La situación judicial en torno a la subdirectora del Teatro Principal de Alicante, María Dolores Padilla, vuelve a poner de manifiesto una realidad que muchos profesionales del sector cultural conocen bien: la incomprensión estructural de la administración pública hacia el funcionamiento real de la cultura y quienes la sostienen.
Cinco meses después del sobreseimiento de la causa por supuesta prevaricación administrativa en los contratos del Teatro Principal, los recursos de apelación de la Fiscalía y la acusación particular han llegado a la Audiencia Provincial de Alicante. A partir de ahora, será este órgano el encargado de deliberar y fallar sobre el futuro del proceso.
Cabe recordar que el juzgado de instrucción número 4 archivó la causa el pasado mes de febrero al no apreciar indicios de que Padilla cometiera irregularidad alguna en la contratación de servicios esenciales como acomodadores o montadores de escenarios. Según recogía el auto judicial, no se ha podido acreditar que existieran fines ilícitos o intencionalidad fraudulenta en la gestión de estos contratos, ajustados a los límites y requisitos que marca la ley.
Sin embargo, más allá de la letra fría de la ley, este caso pone en el centro del debate una cuestión mucho más amplia y urgente: la necesidad de adaptar los mecanismos administrativos a la realidad del ámbito cultural. La creación artística y la producción escénica no responden a los mismos tiempos, formatos ni necesidades que otros sectores de la administración. Exigir que el funcionamiento de un teatro público se rija por los mismos parámetros que cualquier departamento burocrático es desconocer, o querer ignorar, el carácter singular de la cultura.

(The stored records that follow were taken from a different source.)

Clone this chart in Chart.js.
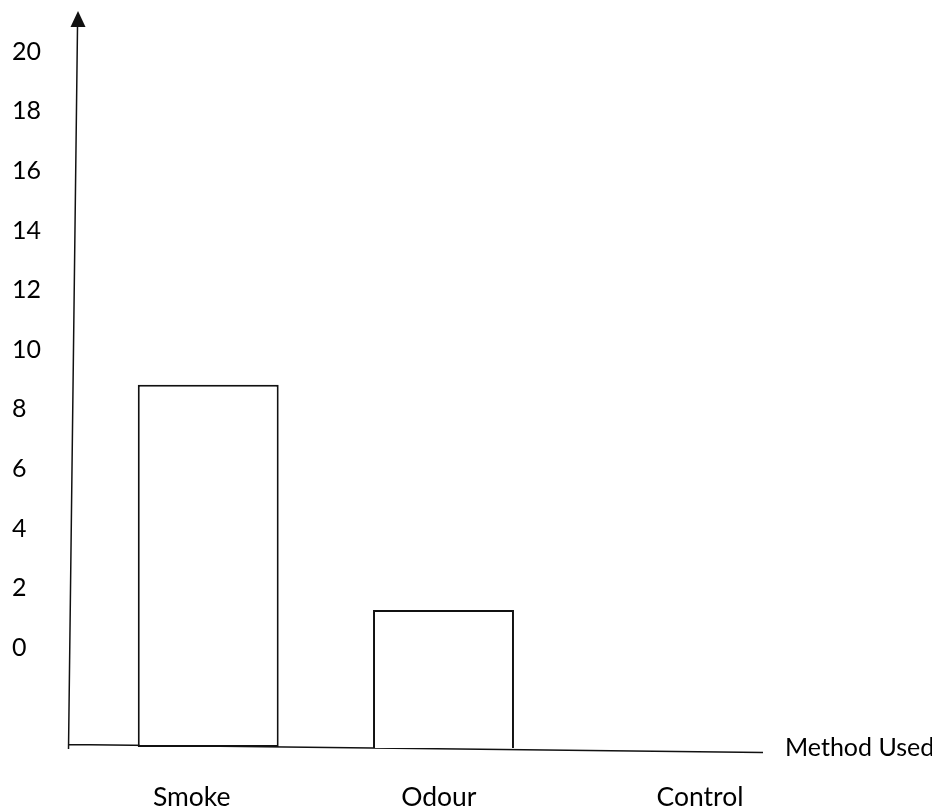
<!DOCTYPE html>
<html lang="en">
<head>
<meta charset="UTF-8">
<title>Method Used</title>
<script src="https://cdn.jsdelivr.net/npm/chart.js"></script>
<style>
    * { margin: 0; padding: 0; box-sizing: border-box; }
    body { background: #fff; width: 932px; height: 808px; overflow: hidden; }
    #chart { display: block; }
</style>
</head>
<body>
<canvas id="chart" width="932" height="808"></canvas>
<script>
// values read off the printed scale; Control has no bar
const methods = ['Smoke', 'Odour', 'Control'];
const barTops = [8.82, 1.26, null];
// bars stand on the drawn x axis, which sits below the printed 0
const barBottoms = [-3.34, -3.47, null];
const yTicks = [0, 2, 4, 6, 8, 10, 12, 14, 16, 18, 20];
const xTitle = 'Method Used';

// layout only: where the hand-placed names sit, in category units
const labelSpots = [-0.07, 0.98, 2.09];

Chart.defaults.font.family = 'Lato, "Open Sans", sans-serif';
Chart.defaults.font.size = 25;
Chart.defaults.color = '#000';

// the axes in the picture are drawn by hand and lean a little
const handAxes = {
    id: 'handAxes',
    beforeDatasetsDraw(chart) {
        const { ctx, chartArea: { left, right, top, bottom } } = chart;
        ctx.save();
        ctx.strokeStyle = '#111';
        ctx.fillStyle = '#111';
        ctx.lineWidth = 1.5;
        ctx.beginPath();
        ctx.moveTo(left + 0.5, bottom + 1);
        ctx.lineTo(left + 9.5, top + 16);
        ctx.moveTo(left, bottom - 3.5);
        ctx.lineTo(right, bottom + 4.5);
        ctx.stroke();
        // arrow head
        ctx.beginPath();
        ctx.moveTo(left + 10, top);
        ctx.lineTo(left + 2.5, top + 16);
        ctx.lineTo(left + 17.5, top + 16);
        ctx.closePath();
        ctx.fill();
        ctx.fillStyle = '#000';
        ctx.font = '25px Lato, "Open Sans", sans-serif';
        ctx.textAlign = 'left';
        ctx.textBaseline = 'middle';
        ctx.fillText(xTitle, right + 22, bottom);
        ctx.restore();
    }
};

new Chart(document.getElementById('chart'), {
    type: 'bar',
    data: {
        labels: methods.map((_, i) => i),
        datasets: [{
            data: barTops.map((v, i) => v == null ? null : [barBottoms[i], v]),
            backgroundColor: '#fff',
            borderColor: '#111',
            borderWidth: 2,
            borderSkipped: false,
            barPercentage: 0.599,
            categoryPercentage: 1
        }]
    },
    options: {
        responsive: false,
        animation: false,
        devicePixelRatio: 1,
        layout: { padding: { left: 12, top: 11, right: 169, bottom: 0 } },
        plugins: { legend: { display: false }, tooltip: { enabled: false } },
        scales: {
            x: {
                type: 'linear',
                offset: false,
                min: -0.596,
                max: 2.358,
                bounds: 'data',
                grid: { display: false, offset: false },
                border: { display: false },
                ticks: {
                    padding: 26,
                    autoSkip: false,
                    maxRotation: 0,
                    font: { size: 26.5 },
                    callback: (v, i) => methods[i]
                },
                afterBuildTicks: s => { s.ticks = labelSpots.map(v => ({ value: v })); },
                afterFit: s => { s.height = 60; s.paddingLeft = 0; s.paddingRight = 0; }
            },
            y: {
                type: 'linear',
                min: -3.37,
                max: 21.37,
                bounds: 'data',
                grid: { display: false },
                border: { display: false },
                ticks: {
                    crossAlign: 'far',
                    padding: 0,
                    callback: v => v
                },
                afterBuildTicks: s => { s.ticks = yTicks.map(v => ({ value: v })); },
                afterFit: s => { s.width = 56; s.paddingTop = 0; s.paddingBottom = 0; }
            }
        }
    },
    plugins: [handAxes]
});
</script>
</body>
</html>
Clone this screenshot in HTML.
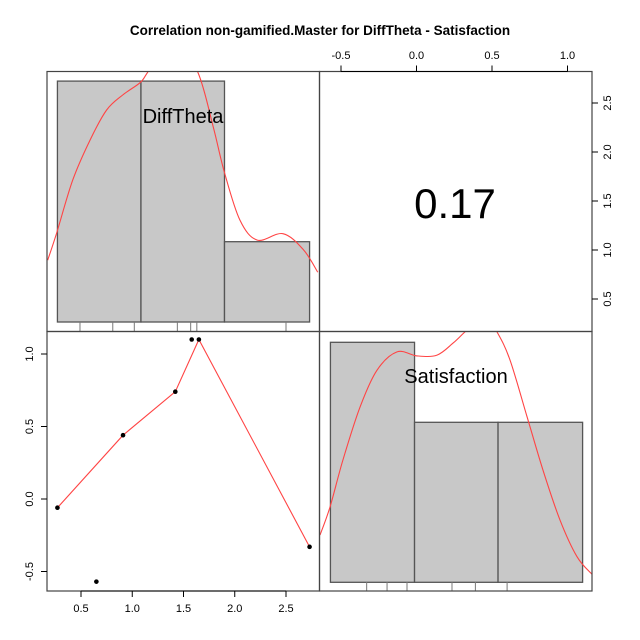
<!DOCTYPE html>
<html><head><meta charset="utf-8"><style>
body{margin:0;background:#fff}
svg{display:block;font-family:"Liberation Sans",Arial,sans-serif}
</style></head><body>
<svg id="c" width="640" height="640" viewBox="0 0 640 640">
<text x="320" y="35" text-anchor="middle" font-weight="bold" font-size="13.5">Correlation non-gamified.Master for DiffTheta - Satisfaction</text>
</svg>
<script>
// ---- data ----
const diffX = [0.27, 0.65, 0.91, 1.42, 1.58, 1.65, 2.73];
const satY = [-0.06, -0.57, 0.44, 0.74, 1.1, 1.1, -0.33];
const smoothX = [0.27, 0.91, 1.42, 1.65, 2.73];
const smoothY = [-0.06, 0.44, 0.74, 1.1, -0.33];
const diffBreaks = [0.27, 1.085, 1.9, 2.73];
const diffCounts = [3, 3, 1];
const satBreaks = [-0.57, -0.013, 0.54, 1.1];
const satCounts = [3, 2, 2];
const diffRug = [0.49, 0.81, 1.02, 1.44, 1.57, 1.63, 2.50];
const satRug = [-0.33, -0.195, -0.063, 0.235, 0.39, 0.60];
const diffDensX = [0.175,0.263,0.42,0.59,0.75,0.91,1.076,1.15,1.4,1.64,1.79,1.90,2.05,2.22,2.47,2.67,2.81];
const diffDensY = [0.77,1.11,1.77,2.27,2.64,2.83,2.98,3.11,3.6,3.11,2.43,1.86,1.27,1.02,1.10,0.90,0.62];
const satDensX = [-0.639,-0.573,-0.487,-0.374,-0.262,-0.129,0.003,0.136,0.242,0.321,0.45,0.533,0.619,0.732,0.838,0.950,1.063,1.162];
const satDensY = [0.59,0.94,1.53,2.19,2.65,2.88,2.83,2.84,2.99,3.13,3.35,3.13,2.78,2.07,1.40,0.78,0.32,0.10];
const corrLabel = "0.17";
const xTicksDiff = [0.5, 1.0, 1.5, 2.0, 2.5];
const yTicksSat = [-0.5, 0.0, 0.5, 1.0];
const topTicks = [-0.5, 0.0, 0.5, 1.0];
const rightTicks = [0.5, 1.0, 1.5, 2.0, 2.5];

// ---- scales ----
const L=47, M=319.5, R=592, T=71.5, MY=331.5, B=591;
const xD = v => 81 + (v-0.5)*102.5;
const yS = v => 499 - v*145;
const xS = v => 416.5 + v*151;
const cD = c => 322 - c*80.3;
const cS = c => 582.3 - c*80;
const yR = v => 299 - (v-0.5)*98;

const svg = document.getElementById('c');
const NS = 'http://www.w3.org/2000/svg';
function mk(tag, attrs, parent){const e=document.createElementNS(NS,tag);for(const k in attrs)e.setAttribute(k,attrs[k]);(parent||svg).appendChild(e);return e;}
function smooth(pts){
  let d='M'+pts[0][0]+','+pts[0][1];
  for(let i=0;i<pts.length-1;i++){
    const p0=pts[Math.max(i-1,0)],p1=pts[i],p2=pts[i+1],p3=pts[Math.min(i+2,pts.length-1)];
    d+='C'+(p1[0]+(p2[0]-p0[0])/6)+','+(p1[1]+(p2[1]-p0[1])/6)+' '+(p2[0]-(p3[0]-p1[0])/6)+','+(p2[1]-(p3[1]-p1[1])/6)+' '+p2[0]+','+p2[1];
  }
  return d;
}

const defs = mk('defs',{});
const c1 = mk('clipPath',{id:'cTL'},defs); mk('rect',{x:L,y:T,width:M-L,height:MY-T},c1);
const c2 = mk('clipPath',{id:'cBR'},defs); mk('rect',{x:M,y:MY,width:R-M,height:B-MY},c2);

// top-left histogram
diffCounts.forEach((c,i)=>{
  const r = mk('rect',{x:xD(diffBreaks[i]),y:cD(c),width:xD(diffBreaks[i+1])-xD(diffBreaks[i]),height:cD(0)-cD(c),fill:'#c8c8c8',stroke:'#555','stroke-width':1.3});
  
  
});
diffRug.forEach(v=>{
  const l = mk('line',{x1:xD(v),x2:xD(v),y1:322,y2:MY,stroke:'#777','stroke-width':1});
  
  
});
const dd = mk('path',{d:smooth(diffDensX.map((v,i)=>[xD(v),cD(diffDensY[i])])),fill:'none',stroke:'#f44','stroke-width':1.1,'clip-path':'url(#cTL)'});


const t1 = mk('text',{x:183,y:123,'text-anchor':'middle','font-size':20});
t1.textContent='DiffTheta';



// bottom-right histogram
satCounts.forEach((c,i)=>{
  const r = mk('rect',{x:xS(satBreaks[i]),y:cS(c),width:xS(satBreaks[i+1])-xS(satBreaks[i]),height:cS(0)-cS(c),fill:'#c8c8c8',stroke:'#555','stroke-width':1.3});
  
  
});
satRug.forEach(v=>{
  const l = mk('line',{x1:xS(v),x2:xS(v),y1:582,y2:B,stroke:'#777','stroke-width':1});
  
  
});
const sd = mk('path',{d:smooth(satDensX.map((v,i)=>[xS(v),cS(satDensY[i])])),fill:'none',stroke:'#f44','stroke-width':1.1,'clip-path':'url(#cBR)'});


const t2 = mk('text',{x:456,y:383,'text-anchor':'middle','font-size':20});
t2.textContent='Satisfaction';



// scatter
const sl = mk('path',{d:smoothX.map((v,i)=>(i?'L':'M')+xD(v)+','+yS(smoothY[i])).join(''),fill:'none',stroke:'#f44','stroke-width':1.1});


diffX.forEach((v,i)=>{
  const p = mk('circle',{cx:xD(v),cy:yS(satY[i]),r:2.3,fill:'#000'});
  
  
});

// correlation
const t3 = mk('text',{x:455,y:218,'text-anchor':'middle','font-size':42});
t3.textContent=corrLabel;



// panel borders
[[L,T,M-L,MY-T],[M,T,R-M,MY-T],[L,MY,M-L,B-MY],[M,MY,R-M,B-MY]].forEach(b=>{
  const r = mk('rect',{x:b[0],y:b[1],width:b[2],height:b[3],fill:'none',stroke:'#444','stroke-width':1.2});
  
  
});

// axes
function tick(x1,y1,x2,y2,name){const l=mk('line',{x1,y1,x2,y2,stroke:'#000','stroke-width':1});}
function lbl(x,y,s,rot,name){const t=mk('text',{x,y,'text-anchor':'middle','font-size':11});if(rot)t.setAttribute('transform','rotate('+rot+' '+x+' '+y+')');t.textContent=s;}
tick(xD(xTicksDiff[0]),B,xD(xTicksDiff[xTicksDiff.length-1]),B,'x-axis-line');
xTicksDiff.forEach(v=>{tick(xD(v),B,xD(v),B+6,'x-axis-tick');lbl(xD(v),612,v.toFixed(1),0,'x-axis-tick-label');});
yTicksSat.forEach(v=>{tick(L,yS(v),L-6,yS(v),'y-axis-tick');lbl(33,yS(v),v.toFixed(1),-90,'y-axis-tick-label');});
tick(xS(topTicks[0]),T,xS(topTicks[topTicks.length-1]),T,'top-axis-line');
topTicks.forEach(v=>{tick(xS(v),T,xS(v),T-6,'top-axis-tick');lbl(xS(v),59,v.toFixed(1),0,'top-axis-tick-label');});
rightTicks.forEach(v=>{tick(R,yR(v),R+6,yR(v),'right-axis-tick');lbl(611,yR(v),v.toFixed(1),-90,'right-axis-tick-label');});
</script>
</body></html>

Profesionales como María Dolores Padilla, que asumen responsabilidades en la gestión de espacios culturales, se encuentran a menudo atrapados entre las exigencias administrativas y la precariedad estructural del sector. Contratos intermitentes, necesidad de inmediatez en la contratación de personal técnico, pagos que se dilatan meses y una maraña burocrática pensada para otro tipo de realidades hacen prácticamente inviable desarrollar una carrera digna en este ámbito.
Este proceso judicial, más allá de su recorrido legal, debería servir como un toque de atención. No se puede seguir gestionando la cultura desde la desconfianza, el desconocimiento y la rigidez administrativa. Si no se reconoce y protege la especificidad de la cultura como motor social y económico, lo único que se consigue es precarizar aún más a quienes la sostienen y poner en riesgo la propia oferta cultural pública.
La cultura no puede seguir siendo tratada como una excepción incómoda dentro del engranaje administrativo, sino como un espacio que necesita, urgentemente, marcos normativos y laborales adaptados a su realidad. Solo así será posible garantizar la dignidad profesional y la sostenibilidad del sector.